OK, so it seems this is a moderately deep broken assumption in usbfs.


> > Not that it helps at all, but I've never really trusted the usbfs async
> > I/O code.  "Real AIO" could be a lot more obviously correct.  And smaller.
> 
> mh, but nobody has written AIO-enabled usbfs2  yet ;)

I'm still hoping that one of the folk who want make an interesting and
useful contribution to Linux will take the hint.  It goes slowly. :)


Right now I think a "usbfs 1.5" would be the simplest way to deliver
it ... an ioctl that returns a new per-endpoint file descriptor.  It'd
need to support the AIO calls and a bit more ... and that could be the
guts of a "usbfs2".  The "gadgetfs" code shows how small that part
could be ... and later, some libfs based code could do all the fun
stuff, creating a real "usbfs2" that exports normal per-endpoint files
and so on.  Then we could deprecate the current AIO stuff...


> meanwhile, the current usbfs aio handling is the only way how to deal
> with delivery of interrupt pipe URB's to userspace drivers.

Other than tying up the file descriptor with a blocking read, that is.

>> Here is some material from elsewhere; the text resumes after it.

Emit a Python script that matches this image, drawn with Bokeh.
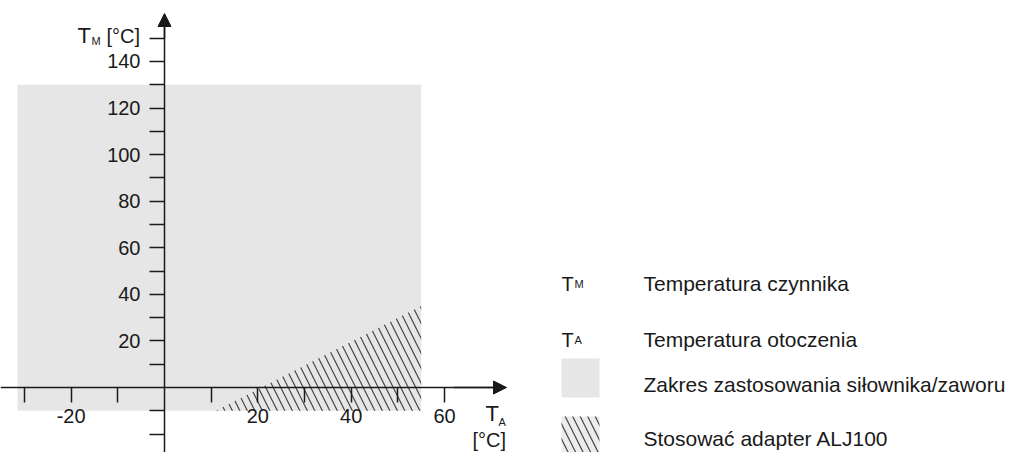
from bokeh.plotting import figure
from bokeh.models import LinearAxis, FixedTicker, Arrow, NormalHead, Label, Range1d
from bokeh.embed import file_html
from bokeh.resources import INLINE

# ---- data ----
# operating range of actuator/valve (ambient T_A vs medium T_M)
range_left = [-31.5]
range_right = [55]
range_bottom = [-10]
range_top = [130]
# region where adapter ALJ100 is required
adapter_ta = [11, 55, 55]
adapter_tm = [-10, 35, -10]
# axis ticks and labels
x_ticks = [-30, -20, -10, 10, 20, 30, 40, 50, 60]
x_labels = ["", "-20", "", "", "20", "", "40", "", "60"]
y_ticks = [-20, -10, 10, 20, 30, 40, 50, 60, 70, 80, 90, 100, 110, 120, 130, 140, 150]
y_labels = ["", "", "", "20", "", "40", "", "60", "", "80", "", "100", "", "120", "", "140", ""]
legend_texts = ["Temperatura czynnika", "Temperatura otoczenia",
                "Zakres zastosowania siłownika/zaworu", "Stosować adapter ALJ100"]

FONT = "Liberation Sans"
W, H = 1013, 452
XS = 4.667   # px per unit (x)
YS = 2.3286  # px per unit (y)
X0, Y0 = 164, 387  # px of origin

def dx(wx):
    return (wx - X0) / XS

def dy(wy):
    return (Y0 - wy) / YS

p = figure(width=W, height=H, output_backend="svg", toolbar_location=None,
           x_axis_type=None, y_axis_type=None, min_border=0,
           x_range=Range1d(-X0 / XS, (W - X0) / XS),
           y_range=Range1d((Y0 - H) / YS, Y0 / YS))
p.outline_line_color = None
p.grid.visible = False
p.background_fill_color = "white"

GRAY = "#e6e6e6"
HATCH = "#444444"
HSCALE = 15

# gray range
p.quad(left=range_left, right=range_right, bottom=range_bottom, top=range_top,
       fill_color=GRAY, line_color=None)
# hatched adapter region
p.patch(x=adapter_ta, y=adapter_tm, fill_alpha=0, line_color=None,
        hatch_pattern="\\", hatch_color=HATCH, hatch_weight=1.2, hatch_scale=HSCALE)

AX_COLOR = "#1a1a1a"

xaxis = LinearAxis(fixed_location=0, ticker=FixedTicker(ticks=x_ticks),
                   major_label_overrides={t: l for t, l in zip(x_ticks, x_labels)},
                   bounds=(-40, 71))
yaxis = LinearAxis(fixed_location=0, ticker=FixedTicker(ticks=y_ticks),
                   major_label_overrides={t: l for t, l in zip(y_ticks, y_labels)},
                   bounds=(-30, 158))
for ax in (xaxis, yaxis):
    ax.major_tick_out = 15
    ax.major_tick_in = 0
    ax.minor_tick_out = 0
    ax.minor_tick_in = 0
    ax.axis_line_color = AX_COLOR
    ax.axis_line_width = 1.5
    ax.major_tick_line_color = AX_COLOR
    ax.major_tick_line_width = 1.5
    ax.major_label_text_font = FONT
    ax.major_label_text_font_size = "20px"
    ax.major_label_text_color = "#1a1a1a"
xaxis.major_label_standoff = 6
yaxis.major_label_standoff = 9
p.add_layout(xaxis, "below")
p.add_layout(yaxis, "left")

# arrow heads
p.add_layout(Arrow(end=NormalHead(size=13, fill_color=AX_COLOR, line_color=AX_COLOR),
                   x_start=62, y_start=0, x_end=dx(506), y_end=0,
                   line_color=AX_COLOR, line_width=1.5))
p.add_layout(Arrow(end=NormalHead(size=13, fill_color=AX_COLOR, line_color=AX_COLOR),
                   x_start=0, y_start=150, x_end=0, y_end=dy(13),
                   line_color=AX_COLOR, line_width=1.5))

def lab(text, wx, wy, size, align="left"):
    p.add_layout(Label(x=dx(wx), y=dy(wy), text=text, text_font=FONT,
                       text_font_size=size, text_color="#1a1a1a",
                       text_baseline="alphabetic", text_align=align))

# axis titles
lab("T", 77, 35, "22px")
lab("M", 91, 40, "11px")
lab("[°C]", 106, 35, "20px")
lab("T", 485, 413, "22px")
lab("A", 498, 421, "11px")
lab("[°C]", 472, 439, "20px")

# legend
lab("T", 561, 283, "20px")
lab("M", 574, 283, "11px")
lab("T", 561, 339, "20px")
lab("A", 574, 339, "11px")
p.quad(left=[dx(561)], right=[dx(599)], bottom=[dy(460)], top=[dy(416)],
       fill_color="#ececec", line_color=None, hatch_pattern="\\", hatch_color=HATCH,
       hatch_weight=1.2, hatch_scale=HSCALE)
p.quad(left=[dx(561)], right=[dx(599)], bottom=[dy(397)], top=[dy(358)],
       fill_color=GRAY, line_color=None)
for t, wy in zip(legend_texts, [283, 339, 384, 438]):
    lab(t, 643, wy, "21px")

open("out.html", "w").write(file_html(p, INLINE))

> However, __exit_files() only calls close_files() if files->count goes
> down to zero. What if the process fork()ed before, and the other half of
> the fork still has a refcount?  -> boom.
> 
> It seems to me that the whole usbdevio async handling doesn't really
> cope with a lot of the unix semantics, such as fork() or file descriptor
> passing.

*cough* usbfs2 aio *cough*


> Wouldn't it help to associate the URB with the file (instaed of the
> task), and then send the signal to any task that still has opened the
> file?  I'm willing to hack up a patch, if this is considered a sane fix.

Sounds reasonable, except that not all such tasks will want the signal.
Though I guess the infrastructure to filter the signal out already exists,
so the main missing piece is that urb-to-file binding.